━━ Source excerpt ━━

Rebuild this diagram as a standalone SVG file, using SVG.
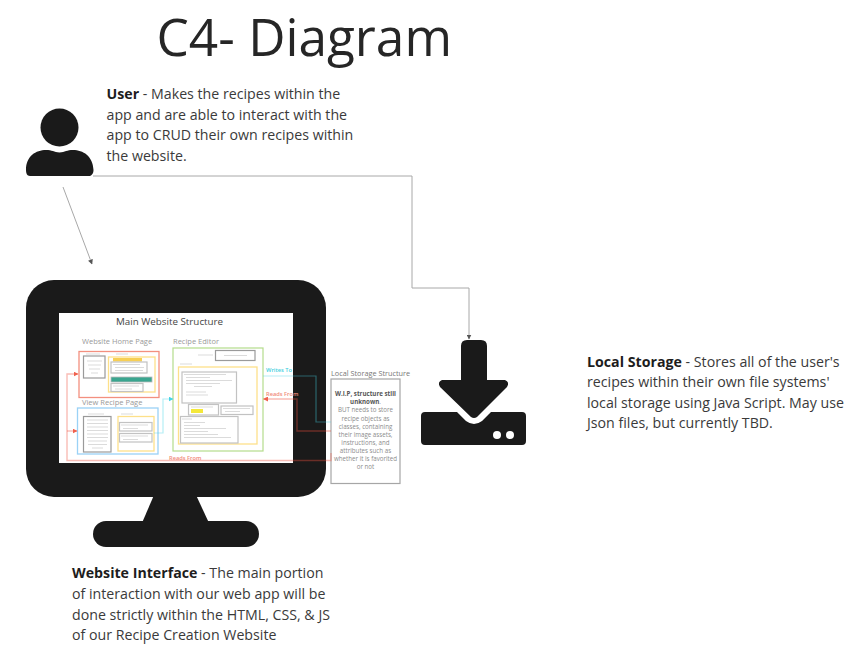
<svg xmlns="http://www.w3.org/2000/svg" width="857" height="646" viewBox="0 0 857 646">
<style>
text{font-family:"Open Sans","Liberation Sans",sans-serif}
.t{font-size:14.2px;fill:#3a3a3a}
.t b,.b{font-weight:700;fill:#1d1d1d}
.ic{fill:#1a1a1a}
.c{fill:none;stroke:#a8a8a8;stroke-width:1}
.r{fill:none;stroke:#f0503c;stroke-width:1.4;stroke-opacity:.38}
.g{fill:none;stroke:#45d4e6;stroke-width:1.2;stroke-opacity:.4}
.hd{font-size:7.5px;fill:#999}
.box{fill:#fff;stroke:#c2c2c2;stroke-width:1.200}
.dk{fill:#fff;stroke:#9a9a9a;stroke-width:1.200}
.y{fill:#fff;stroke:#fde08a;stroke-width:1.300}
.gk{stroke:#d2d2d2;stroke-width:.8;fill:none}
.s{font-size:6.200px;fill:#8c8c8c}
.sb{font-size:6.200px;fill:#555;font-weight:700}
.l{font-size:5.700px;font-weight:600}
</style>
<defs>
<marker id="a" markerWidth="5" markerHeight="5" refX="4.500" refY="2.500" orient="auto" markerUnits="userSpaceOnUse"><path d="M0 0L5 2.500L0 5z" fill="#555"/></marker>
<marker id="ar" markerWidth="5" markerHeight="5" refX="4.500" refY="2.500" orient="auto" markerUnits="userSpaceOnUse"><path d="M0 0L5 2.500L0 5z" fill="#f0604c"/></marker>
<marker id="ag" markerWidth="5" markerHeight="5" refX="4.500" refY="2.500" orient="auto" markerUnits="userSpaceOnUse"><path d="M0 0L5 2.500L0 5z" fill="#45d4e6"/></marker>
</defs>
<text id="title" x="156.500" y="56" font-size="51.400" fill="#262626">C4- Diagram</text>
<g id="user">
<circle class="ic" cx="59.500" cy="127.500" r="19"/>
<path class="ic" d="M26 170C26 156 36 150 46 150C52 150 54 152 59.500 152.500C65 152 67 150 73 150C83 150 93 156 93.500 170C93.500 174 91 176 89 176H30C27 176 26 173 26 170Z"/>
<text class="t"><tspan x="106.500" y="99" class="b">User</tspan><tspan> - Makes the recipes within the</tspan><tspan x="106.500" y="120">app and are able to interact with the</tspan><tspan x="106.500" y="140">app to CRUD their own recipes within</tspan><tspan x="106.500" y="161">the website.</tspan></text>
</g>
<g id="storage">
<path class="ic" d="M467 340H481Q487 340 487 346V380H505Q510 382 507 387L477 417Q474 419 471 417L440 387Q437 382 442 380H461V346Q461 340 467 340Z"/>
<path class="ic" d="M425 412H457L466 421Q474 427 482 421L491 412H522Q526 412 526 416V441Q526 445 522 445H425Q421 445 421 441V416Q421 412 425 412Z"/>
<circle cx="497" cy="435" r="4" fill="#fff"/><circle cx="510" cy="435" r="4" fill="#fff"/>
<text class="t"><tspan x="587" y="367" class="b">Local Storage</tspan><tspan> - Stores all of the user's</tspan><tspan x="587" y="387">recipes within their own file systems'</tspan><tspan x="587" y="408">local storage using Java Script. May use</tspan><tspan x="587" y="428">Json files, but currently TBD.</tspan></text>
</g>
<g id="monitor">
<rect class="ic" x="26" y="280" width="300" height="217" rx="28"/>
<path class="ic" d="M154 495H196L209 523H142Z"/>
<rect class="ic" x="93" y="521" width="166" height="26" rx="13"/>
<rect x="59" y="313" width="234" height="150" fill="#fff"/>
<text x="116" y="325" font-size="9.800" fill="#444">Main Website Structure</text>
</g>
<g id="home-page">
<text class="hd" x="82" y="344">Website Home Page</text>
<rect x="79" y="351.500" width="80" height="46" fill="#fff" stroke="#f3907f" stroke-width="1.300"/>
<path class="gk" d="M86 354H100M116 354H128"/>
<rect class="dk" x="83.500" y="356" width="21.500" height="22"/>
<path class="gk" d="M87 361H102M88 365H101M89 369H100M91 373H98"/>
<rect class="y" x="108.500" y="357" width="46.500" height="35"/>
<rect x="113" y="358" width="29" height="3.500" fill="#f7cf55"/>
<rect class="box" x="111" y="362" width="36" height="11"/>
<path class="gk" d="M113 364.500H140M115 367.500H144M115 370.500H143"/>
<rect x="111" y="377" width="41" height="5" fill="#3aa58f" stroke="#bbb" stroke-width=".8"/>
<rect class="box" x="111" y="383.500" width="32" height="8"/>
<path class="gk" d="M113 386H139M115 389H132"/>
</g>
<g id="view-page">
<text class="hd" x="82" y="405">View Recipe Page</text>
<rect x="77.500" y="408" width="80.500" height="46" fill="#fff" stroke="#9ad2f6" stroke-width="1.300"/>
<path class="gk" d="M88 414H104M121 414H133"/>
<rect class="dk" x="83.500" y="416.500" width="27.500" height="35.500"/>
<path class="gk" d="M87 420H108M87 423.500H108M87 427H108M87 430.500H108M87 434H108M87 437.500H108M88 441H107M88 444.500H107M92 448H103"/>
<rect class="y" x="118" y="416.500" width="36" height="34.500"/>
<rect class="box" x="119.500" y="422.500" width="32.500" height="8.500"/>
<path class="gk" d="M121 425H148M123 428.500H138"/>
<rect class="box" x="119.500" y="433.500" width="32.500" height="8.500"/>
<path class="gk" d="M121 436H148M123 439.500H138"/>
</g>
<g id="recipe-editor">
<text class="hd" x="173" y="344">Recipe Editor</text>
<rect x="173" y="348" width="90" height="103" fill="#fff" stroke="#b4dc8c" stroke-width="1.200"/>
<rect class="dk" x="215.500" y="350.500" width="39.500" height="10"/>
<path class="gk" d="M224 355.500H247M198 355H213M180 364H192"/>
<rect class="y" x="178.500" y="367" width="78.500" height="77"/>
<rect class="box" x="182" y="372" width="54.500" height="31"/>
<path class="gk" d="M184 374.500H226M186 377.500H210M186 380.500H232M186 383.500H220M194 386.500H212M186 392H206M186 395H208"/>
<rect class="box" x="188.500" y="404.500" width="30" height="10.500"/>
<rect x="191" y="409" width="12" height="4" fill="#f4e83a"/>
<path class="gk" d="M191 407H213"/>
<rect class="box" x="221" y="406" width="32" height="8.500"/>
<path class="gk" d="M223 408.500H250M225 411.500H240"/>
<rect class="box" x="180.500" y="416.500" width="57.500" height="26.500"/>
<path class="gk" d="M182 419H192M184 422.500H205M184 425.500H200M184 428.500H226M184 431.500H208M184 434.500H218M184 437.500H231"/>
</g>
<g id="local-storage-structure">
<text x="331" y="376" font-size="7.300" fill="#777">Local Storage Structure</text>
<rect x="331" y="379" width="69" height="104.500" fill="#fff" stroke="#a6a6a6" stroke-width="1.200"/>
<text text-anchor="middle"><tspan x="365.500" y="396" class="sb">W.I.P, structure still</tspan><tspan x="365.500" y="404" class="sb">unknown</tspan><tspan class="s">.</tspan><tspan x="365.500" y="412" class="s">BUT needs to store</tspan><tspan x="365.500" y="421" class="s">recipe objects as</tspan><tspan x="365.500" y="429" class="s">classes, containing</tspan><tspan x="365.500" y="437" class="s">their image assets,</tspan><tspan x="365.500" y="445" class="s">instructions, and</tspan><tspan x="365.500" y="453" class="s">attributes such as</tspan><tspan x="365.500" y="461" class="s">whether it is favorited</tspan><tspan x="365.500" y="469" class="s">or not</tspan></text>
</g>
<g id="connectors">
<path class="c" d="M63 187L92 264" marker-end="url(#a)"/>
<path class="c" d="M93 176H412V288H469V339" marker-end="url(#a)"/>
<path class="r" d="M331 453V460.500H67V374H78" marker-end="url(#ar)"/>
<path class="r" d="M67 431H77" marker-end="url(#ar)"/>
<path class="r" d="M331 431H297V399H263.500" marker-end="url(#ar)"/>
<path class="g" d="M331 422H316V376H263"/>
<path class="g" d="M154 433H163V399H173" marker-end="url(#ag)"/>
<text class="l" x="266" y="372" fill="#3fd0e0">Writes To</text>
<text class="l" x="266" y="396" fill="#f08a7a">Reads From</text>
<text class="l" x="169" y="460" fill="#f08a7a">Reads From</text>
</g>
<g id="website-interface">
<text class="t"><tspan x="72" y="578" class="b">Website Interface</tspan><tspan> - The main portion</tspan><tspan x="72" y="599">of interaction with our web app will be</tspan><tspan x="72" y="620">done strictly within the HTML, CSS, &amp; JS</tspan><tspan x="72" y="640">of our Recipe Creation Website</tspan></text>
</g>
</svg>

━━━

Goal of the exercise: From the listing above, report the number of lines containing the string "file", without any accompanying remarks.

Finished exercise: 2